ROLAP and HOLAP solutions using SAS and Teradata.
by Michelle Wilkie and Arlene Zaima
One of the best-kept secrets in SAS®'s business intelligence (BI) offering is its relational implementation of online analytical processing
(OLAP). SAS is well known for its powerful analytics that typically requires data to be housed in a separate SAS data set or, in the case of
OLAP, inside a cube. SAS also provides the option to implement a relational OLAP (ROLAP), where the data stays in the data warehouse. The
benefits can be viewed by examining the three most common OLAP techniques: multi-dimensional OLAP (MOLAP), hybrid OLAP (HOLAP) and ROLAP.
(See figure 1.)
In the first method, MOLAP, data is extracted from the data warehouse and aggregated into a data structure, commonly referred to as a cube,
for analysis. Since the data is pre-aggregated, the response is quickly returned to the end users. The cost of this technique relates to the
overhead of the tasks the BI administrators must perform. First, the data resides in both the warehouse and the cube. This means that the data
must be updated and maintained in two locations. Second, since the data must go through an aggregation process when a MOLAP cube is built or
updated, additional overhead is incurred. As businesses expand their analysis to include more dimensions or deeper levels of analysis, the
cost and overhead of moving and replicating data into an external cube becomes a challenge for the BI administrator and IT.
The next technique, HOLAP, addresses some of the challenges of the MOLAP implementation. HOLAP is a hybrid approach in which higher-level
aggregations that are commonly accessed are stored on a server and the more granular information is stored in the data warehouse. This
technique was developed to enable larger definitions of cubes without affecting the cube build time. A cube designer can add details or
dimensionality into the cube without increasing the overhead cost of the MOLAP cube. This provides the BI administrator the flexibility to
establish the location of the multi-dimensional data depending on access frequency, administration and processing overheads.
In the third OLAP option, ROLAP, the data stays in the data warehouse and only the metadata is stored outside the database. Each request is
converted to SQL and sent to the data warehouse, where the results are retrieved and returned to the analyst. The ROLAP solution resolves the
overhead problem of maintaining data in multiple locations, as well as the additional processing involved in building or updating the cube;
however, if the ROLAP is not designed and implemented properly, the response time may be slow.

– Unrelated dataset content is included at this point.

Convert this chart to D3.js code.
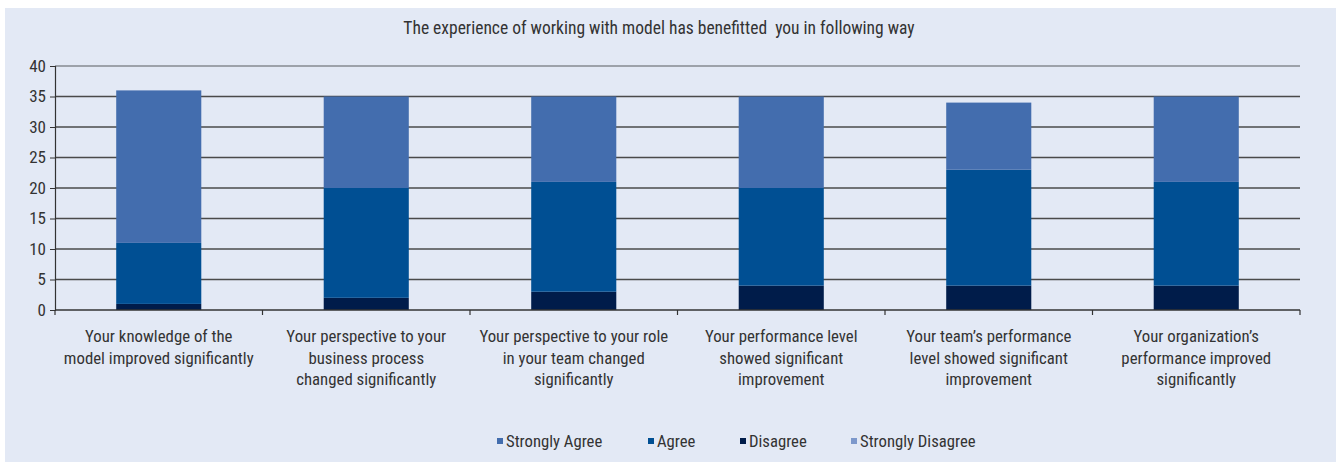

A SAS ROLAP and HOLAP implementation can be optimally built with a Teradata Database to maximize performance. OLAP query processes are
optimized through aggregate join indexes (AJIs), a Teradata Database feature. An AJI is a join index that specifies SUM or COUNTS aggregate
operations across one or more tables. AJIs require no user or BI administrator maintenance and are used automatically by the Teradata
Optimizer to improve ROLAP requests.
MOLAP, ROLAP and HOLAP cubes are all supported in SAS 9.1.3. A cube designer can define a cube using SAS OLAP Cube Studio (an easy-to-use user
interface) or using code (PROC OLAP) that is then built by the SAS Workspace Server.
A SAS cube comprises three parts: metadata, navigation files and the physical data or aggregation tables. (See figure 2.) The first two
components do not differ with the different OLAP techniques.

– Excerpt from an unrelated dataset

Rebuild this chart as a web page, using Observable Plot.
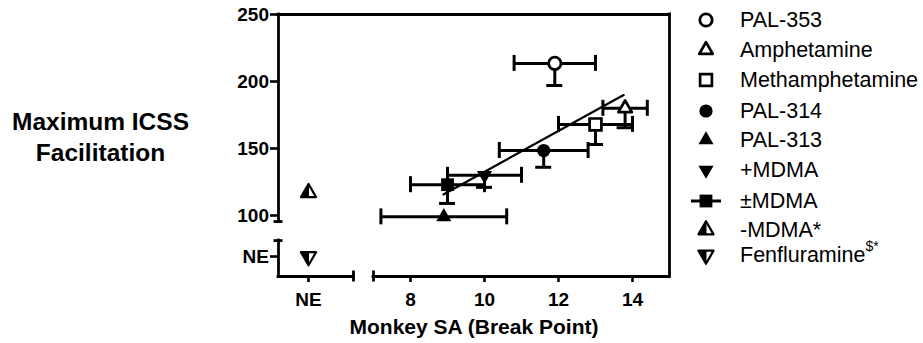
<!DOCTYPE html>
<html><head><meta charset="utf-8">
<script src="https://cdn.jsdelivr.net/npm/d3@7"></script>
<script src="https://cdn.jsdelivr.net/npm/@observablehq/plot@0.6"></script>
<style>
body{margin:0;background:#fff;}
#wrap{position:relative;width:923px;height:343px;font-family:"Liberation Sans",Arial,Helvetica,sans-serif;background:#fff;}
#wrap > svg{position:absolute;left:0;top:0;}
.row{position:absolute;left:689px;height:26px;display:flex;align-items:center;font-size:21.5px;color:#000;white-space:nowrap;}
.row svg{width:34px;height:26px;margin-right:17px;flex:none;}
.row sup{font-size:14px;position:relative;top:-3px;}
</style></head><body><div id="wrap"></div>
<script>
// ---- data ----
const drugs = ["PAL-353", "Amphetamine", "Methamphetamine", "PAL-314", "PAL-313", "+MDMA", "±MDMA"];
const saBreakPoint = [11.9, 13.8, 13.0, 11.6, 8.9, 10.0, 9.0];
const saLow = [10.8, 13.2, 12.0, 10.4, 7.2, 9.0, 8.0];
const saHigh = [13.0, 14.4, 14.0, 12.8, 10.6, 11.0, 10.0];
const icssMax = [213.5, 180, 168, 148.5, 99, 130, 123];
const icssLow = [197, 165.5, 153, 136, null, 121, 109];
const drugSymbols = ["circleOpen", "triUpOpen", "squareOpen", "circle", "triUp", "triDown", "square"];

const neDrugs = ["-MDMA*", "Fenfluramine"];
const neIcss = [117, "NE"];
const neSymbols = ["halfUp", "halfDown"];

const fitX = [8.89, 13.76];
const fitY = [115.7, 189.9];

const xTicks = ["NE", 8, 10, 12, 14];
const yTicks = [250, 200, 150, 100, "NE"];

const legendNames = ["PAL-353", "Amphetamine", "Methamphetamine", "PAL-314", "PAL-313", "+MDMA", "±MDMA", "-MDMA*", "Fenfluramine"];
const legendSymbols = ["circleOpen", "triUpOpen", "squareOpen", "circle", "triUp", "triDown", "squareBar", "halfUp", "halfDown"];

// ---- broken-axis layout (axis values) ----
const X_MIN = 4.432, X_MAX = 15, NE_X = 5.243, X_BREAK_LO = 6.459, X_BREAK_HI = 7;
const Y_MIN = 54.48, Y_MAX = 250, NE_Y = 69.4, Y_BREAK_HI = 95.5, Y_BREAK_LO = 81.3;
const px = v => v === "NE" ? NE_X : v;
const py = v => v === "NE" ? NE_Y : v;

// ---- custom symbols (size = pi r^2) ----
const S3 = Math.sqrt(3);
const rOf = size => Math.sqrt(size / Math.PI);
function triangle(down, half) {
  return {draw(ctx, size) {
    const s = 2.7 * rOf(size), h = s * S3 / 2, k = down ? -1 : 1;
    const top = -k * 2 * h / 3, bot = k * h / 3;
    ctx.moveTo(0, top);
    if (half) { ctx.lineTo(-s / 2, bot); ctx.lineTo(0, bot); }
    else { ctx.lineTo(s / 2, bot); ctx.lineTo(-s / 2, bot); }
    ctx.closePath();
  }};
}
const circleSym = {draw(ctx, size) { const r = rOf(size); ctx.moveTo(r, 0); ctx.arc(0, 0, r, 0, 2 * Math.PI); }};
const squareSym = {draw(ctx, size) { const r = rOf(size); ctx.rect(-r, -r, 2 * r, 2 * r); }};

const styles = {
  circleOpen: [{symbol: circleSym, r: 6.2, fill: "white", stroke: "black", strokeWidth: 2.8}],
  triUpOpen: [{symbol: triangle(false, false), r: 5.0, fill: "white", stroke: "black", strokeWidth: 2.7, strokeLinejoin: "round"}],
  squareOpen: [{symbol: squareSym, r: 5.9, fill: "white", stroke: "black", strokeWidth: 2.7}],
  circle: [{symbol: circleSym, r: 6.6, fill: "black", stroke: "none"}],
  triUp: [{symbol: triangle(false, false), r: 5.6, fill: "black", stroke: "none"}],
  triDown: [{symbol: triangle(true, false), r: 5.6, fill: "black", stroke: "none"}],
  square: [{symbol: squareSym, r: 6.4, fill: "black", stroke: "none"}],
  squareBar: [{symbol: squareSym, r: 6.4, fill: "black", stroke: "none"}],
  halfUp: [{symbol: triangle(false, false), r: 5.6, fill: "white", stroke: "black", strokeWidth: 2.2, strokeLinejoin: "round"},
           {symbol: triangle(false, true), r: 5.6, fill: "black", stroke: "black", strokeWidth: 1, strokeLinejoin: "round"}],
  halfDown: [{symbol: triangle(true, false), r: 5.6, fill: "white", stroke: "black", strokeWidth: 2.2, strokeLinejoin: "round"},
             {symbol: triangle(true, true), r: 5.6, fill: "black", stroke: "black", strokeWidth: 1, strokeLinejoin: "round"}]
};

// ---- tables ----
const rows = drugs.map((d, i) => ({drug: d, x: saBreakPoint[i], y: icssMax[i], xLo: saLow[i], xHi: saHigh[i], yLo: icssLow[i], sym: drugSymbols[i]}));
const neRows = neDrugs.map((d, i) => ({drug: d, x: NE_X, y: py(neIcss[i]), sym: neSymbols[i]}));
const fit = fitX.map((x, i) => ({x, y: fitY[i]}));

const ink = "black";
const EB = 3, CAP = -8, AX = 2.8;

const markerMarks = [...rows, ...neRows].flatMap(r =>
  styles[r.sym].map(st => Plot.dot([r], {x: "x", y: "y", ...st})));

const chart = Plot.plot({
  width: 923, height: 343,
  marginLeft: 278, marginRight: 254, marginTop: 14, marginBottom: 67,
  style: {fontFamily: '"Liberation Sans", Arial, Helvetica, sans-serif', color: ink, background: "white", overflow: "visible"},
  x: {type: "linear", domain: [X_MIN, X_MAX]},
  y: {type: "linear", domain: [Y_MIN, Y_MAX]},
  marks: [
    // frame & broken axes
    Plot.ruleY([Y_MAX], {x1: X_MIN, x2: X_MAX, stroke: ink, strokeWidth: AX, strokeLinecap: "square"}),
    Plot.ruleX([X_MAX], {y1: Y_MIN, y2: Y_MAX, stroke: ink, strokeWidth: AX, strokeLinecap: "square"}),
    Plot.ruleX([X_MIN], {y1: Y_BREAK_HI, y2: Y_MAX, stroke: ink, strokeWidth: AX, strokeLinecap: "square"}),
    Plot.ruleX([X_MIN], {y1: Y_MIN, y2: Y_BREAK_LO, stroke: ink, strokeWidth: AX, strokeLinecap: "square"}),
    Plot.ruleY([Y_MIN], {x1: X_MIN, x2: X_BREAK_LO, stroke: ink, strokeWidth: AX, strokeLinecap: "square"}),
    Plot.ruleY([Y_MIN], {x1: X_BREAK_HI, x2: X_MAX, stroke: ink, strokeWidth: AX, strokeLinecap: "square"}),
    Plot.ruleY([Y_BREAK_HI, Y_BREAK_LO], {x1: X_MIN, x2: X_MIN, insetLeft: -4.5, insetRight: -4.5, stroke: ink, strokeWidth: AX}),
    Plot.ruleX([X_BREAK_LO, X_BREAK_HI], {y1: Y_MIN, y2: Y_MIN, insetTop: -5.5, insetBottom: -5.5, stroke: ink, strokeWidth: AX}),
    Plot.axisX({ticks: xTicks.map(px), tickFormat: v => v === NE_X ? "NE" : String(v), tickSize: 6, tickPadding: 9.5, fontSize: 19, fontWeight: "bold", strokeWidth: 2.6, label: null}),
    Plot.axisY({ticks: yTicks.map(py), tickFormat: v => v === NE_Y ? "NE" : String(v), tickSize: 8, tickPadding: 1.5, fontSize: 19, fontWeight: "bold", strokeWidth: 2.6, label: null}),
    Plot.text(["Monkey SA (Break Point)"], {frameAnchor: "bottom", dy: 51, lineAnchor: "middle", fontSize: 21, fontWeight: "bold", fill: ink}),
    Plot.text(["Maximum ICSS\nFacilitation"], {frameAnchor: "left", dx: -178, dy: -10, textAnchor: "middle", lineAnchor: "middle", lineHeight: 1.28, fontSize: 24.5, fontWeight: "bold", fill: ink}),
    // error bars
    Plot.ruleY(rows, {y: "y", x1: "xLo", x2: "xHi", stroke: ink, strokeWidth: EB}),
    Plot.ruleX(rows, {x: "xLo", y1: "y", y2: "y", insetTop: CAP, insetBottom: CAP, stroke: ink, strokeWidth: EB}),
    Plot.ruleX(rows, {x: "xHi", y1: "y", y2: "y", insetTop: CAP, insetBottom: CAP, stroke: ink, strokeWidth: EB}),
    Plot.ruleX(rows.filter(r => r.yLo != null), {x: "x", y1: "y", y2: "yLo", stroke: ink, strokeWidth: EB}),
    Plot.ruleY(rows.filter(r => r.yLo != null), {y: "yLo", x1: "x", x2: "x", insetLeft: CAP, insetRight: CAP, stroke: ink, strokeWidth: EB}),
    // regression line
    Plot.line(fit, {x: "x", y: "y", stroke: ink, strokeWidth: 2.2}),
    ...markerMarks
  ]
});
document.getElementById("wrap").appendChild(chart);

// ---- legend ----
const legendY = [20, 50, 80, 111, 140, 170, 201, 230, 255];
const wrap = d3.select("#wrap");
legendNames.forEach((name, i) => {
  const row = wrap.append("div").attr("class", "row").style("top", (legendY[i] - 13) + "px");
  const svg = row.append("svg").attr("viewBox", "-17 -13 34 26");
  const key = legendSymbols[i];
  if (key === "squareBar") svg.append("line").attr("x1", -15).attr("x2", 15).attr("stroke", ink).attr("stroke-width", 3);
  for (const st of styles[key]) {
    const p = d3.path();
    st.symbol.draw(p, Math.PI * st.r * st.r);
    svg.append("path").attr("d", p.toString())
      .attr("fill", st.fill).attr("stroke", st.stroke)
      .attr("stroke-width", st.strokeWidth || 0).attr("stroke-linejoin", st.strokeLinejoin || "miter");
  }
  const label = row.append("span").text(name);
  if (name === "Fenfluramine") label.append("sup").text("$*");
});
</script></body></html>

The metadata for a cube created in the SAS Enterprise Intelligence Platform defines information such as location of data, cube structure,
cube-based security permissions and calculated measure definitions. The navigation files are used to help understand how information of the
input data translates to the structure of the cube; for example, how members relate to each other and formats, member properties and captions
for each member.
The physical data is dependent on which OLAP technique the cube designer specifies when building the cube structure:
MOLAP. Relevant SAS proprietary highly indexed aggregation tables are created and stored within the physical cube.
ROLAP. All data resides in the relational database management system (RDBMS) where relational tables are optimized for
low-level dimensional requests, and aggregate indexes are created for higher-level OLAP requests. The Teradata system will
determine the optimal database structure to use.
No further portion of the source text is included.